Etrange objet que cet album !
L’éditeur le présente comme une version restaurée de ce qui fut le premier roman graphique de l’histoire, initialement publié en 1874.
Sur ces vieilles pages jaunies exhumées de l’oubli et enfin rassemblées dans leur intégralité (y compris les pages à caractère érotique censurées à l’époque), on se délectera de l’autobiographie d’Auguste Bretagne, un écrivain officiant comme gratte-papier à la Gazette de Paris, préférant de loin être un petit feuilletoniste sans gloire qu’un grand auteur sans le sou.
Mais s’il vit de ses récits fantastiques sans prétention, Bretagne n’en fréquente pas moins le Cercle Zutiste, une bande de poètes aussi fous que talentueux – prônant leur anticonformisme et dézinguant les artistes trop académiques -, parmi lesquels nous croiserons des artistes tels Rimbaud, Verlaine, ou Charles Cros. Une bande d’hurluberlus qui n’auront de cesse de taquiner ce « pisse-copie » sans ambition de Bretagne…
Et pourtant, suite à d’étranges évènements survenus une nuit dans sa chambre – chambre ayant précédemment appartenu au Comte de Lautréamont et dont chaque atome vibre encore de sa présence – Bretagne décidera de consacrer un livre à son expérience mystique. Un livre original et novateur, car pour celui-ci, il s’associera à un jeune peintre proche du Cercle Zutiste, et tout deux travailleront à une nouvelle forme de narration mélangeant dessins, textes, et phylactères…
Un livre original et novateur qu’il nous est offert d’admirer aujourd’hui grâce aux efforts conjugués de Corcal, Edith, et des éditions Futuropolis.

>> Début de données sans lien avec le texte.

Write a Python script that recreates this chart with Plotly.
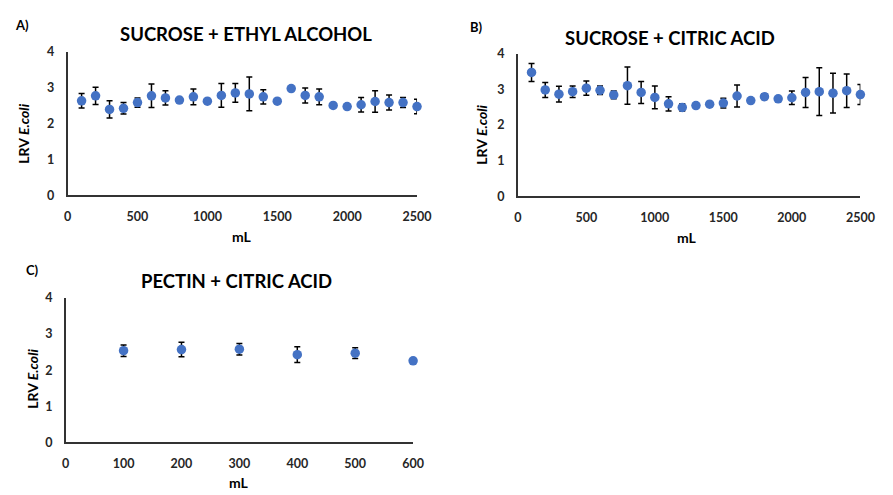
import plotly.graph_objects as go

# Sucrose + ethyl alcohol
vol_a = [100, 200, 300, 400, 500, 600, 700, 800, 900, 1000, 1100, 1200, 1300,
         1400, 1500, 1600, 1700, 1800, 1900, 2000, 2100, 2200, 2300, 2400, 2500]
lrv_a = [2.63, 2.77, 2.39, 2.42, 2.58, 2.77, 2.71, 2.65, 2.74, 2.62, 2.78, 2.85, 2.82,
         2.74, 2.62, 2.97, 2.78, 2.74, 2.50, 2.47, 2.52, 2.61, 2.58, 2.58, 2.47]
err_a = [0.20, 0.24, 0.24, 0.16, 0.13, 0.33, 0.20, 0.04, 0.22, 0.02, 0.33, 0.26, 0.47,
         0.20, 0.03, 0.05, 0.21, 0.22, 0.0, 0.03, 0.20, 0.30, 0.21, 0.14, 0.20]

# Sucrose + citric acid
vol_b = vol_a
lrv_b = [3.47, 2.98, 2.86, 2.93, 3.03, 2.97, 2.84, 3.10, 2.91, 2.77, 2.59, 2.49, 2.54,
         2.58, 2.61, 2.81, 2.68, 2.79, 2.73, 2.76, 2.91, 2.93, 2.89, 2.96, 2.85]
err_b = [0.25, 0.21, 0.22, 0.16, 0.20, 0.12, 0.11, 0.52, 0.31, 0.32, 0.20, 0.10, 0.05,
         0.04, 0.14, 0.31, 0.03, 0.08, 0.0, 0.19, 0.42, 0.67, 0.56, 0.47, 0.28]

# Pectin + citric acid
vol_c = [100, 200, 300, 400, 500, 600]
lrv_c = [2.54, 2.57, 2.58, 2.43, 2.47, 2.26]
err_c = [0.16, 0.20, 0.16, 0.22, 0.15, 0.0]

W, H = 893, 495
BLUE = "#4472C4"
FONT = "Lato"


def px_x(p):
    return p / W


def px_y(p):
    return 1 - p / H


fig = go.Figure()

panels = [
    ("x", "y", vol_a, lrv_a, err_a),
    ("x2", "y2", vol_b, lrv_b, err_b),
    ("x3", "y3", vol_c, lrv_c, err_c),
]
for xa, ya, xs, ys, es in panels:
    fig.add_trace(go.Scatter(
        x=xs, y=ys, mode="markers", xaxis=xa, yaxis=ya,
        marker=dict(color=BLUE, size=9.5),
        error_y=dict(type="data", array=es, visible=True,
                     color="black", thickness=1.5, width=3),
        showlegend=False, cliponaxis=False,
    ))

axis_common = dict(
    showgrid=False, zeroline=False, showline=True, linecolor="#333333",
    linewidth=1.5, ticks="",
    tickfont=dict(family=FONT, size=12.5, color="#262626", weight="bold"),
)
xfmt = dict(axis_common, ticklabelstandoff=9)
yfmt = dict(axis_common, ticklabelstandoff=9, range=[0, 4], tickvals=[0, 1, 2, 3, 4])

fig.update_layout(
    width=W, height=H,
    margin=dict(l=0, r=0, t=0, b=0),
    plot_bgcolor="white", paper_bgcolor="white",
    xaxis=dict(xfmt, domain=[px_x(65), px_x(422)], range=[0, 2500],
               tickvals=[0, 500, 1000, 1500, 2000, 2500], anchor="y"),
    yaxis=dict(yfmt, domain=[px_y(193), px_y(45)], anchor="x"),
    xaxis2=dict(xfmt, domain=[px_x(525), px_x(875)], range=[0, 2500],
                tickvals=[0, 500, 1000, 1500, 2000, 2500], anchor="y2"),
    yaxis2=dict(yfmt, domain=[px_y(194), px_y(47)], anchor="x2"),
    xaxis3=dict(xfmt, domain=[px_x(63), px_x(418)], range=[0, 600],
                tickvals=[0, 100, 200, 300, 400, 500, 600], anchor="y3"),
    yaxis3=dict(yfmt, domain=[px_y(448), px_y(299)], anchor="x3"),
)


def label(text, x, y, size, angle=0, xanchor="center"):
    fig.add_annotation(
        text=text, x=px_x(x), y=px_y(y), xref="paper", yref="paper",
        showarrow=False, textangle=angle, xanchor=xanchor, yanchor="middle",
        font=dict(family=FONT, size=size, color="black"),
    )


# chart titles
label("<b>SUCROSE + ETHYL ALCOHOL</b>", 247, 27, 18.5)
label("<b>SUCROSE + CITRIC ACID</b>", 680, 31, 18.5)
label("<b>PECTIN + CITRIC ACID</b>", 238, 282, 18.5)

# panel letters
label("<b>A)</b>", 9, 18, 13, xanchor="left")
label("<b>B)</b>", 474, 20, 13, xanchor="left")
label("<b>C)</b>", 20, 270, 13, xanchor="left")

# axis titles
ytitle = "<b>LRV <i>E.coli</i></b>"
label(ytitle, 19, 130, 14, angle=-90)
label(ytitle, 487, 131, 14, angle=-90)
label(ytitle, 29, 382, 14, angle=-90)
label("<b>mL</b>", 243, 236, 14)
label("<b>mL</b>", 698, 237, 14)
label("<b>mL</b>", 240, 489, 14)

fig.write_html("out.html")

Seulement, pour peu que l’on y réfléchisse un brin, on se dira que ce dessin est peut-être trop emprunt de modernité pour être d’époque, ce découpage trop efficace pour résulter d’un coup d’essai… Alors on cherche sur le net, et l’on découvre sans trop de surprise que cet Auguste Bretagne n’a jamais existé. Ni son compère dessinateur, d’ailleurs.
Un gros bobard, donc, mais tellement bien monté, bien mené, et bien exécuté, qu’on ne peut qu’apprécier… et même se laisser charmer, tant il est agréable de se promener dans les rues de ce Paris du XIXème siècle, en compagnie de ces incroyables artistes surréalistes à la poésie à la fois absurde et si exaltante.
La chambre de Lautréamont, de Corcal & Edith (ed. Futuropolis).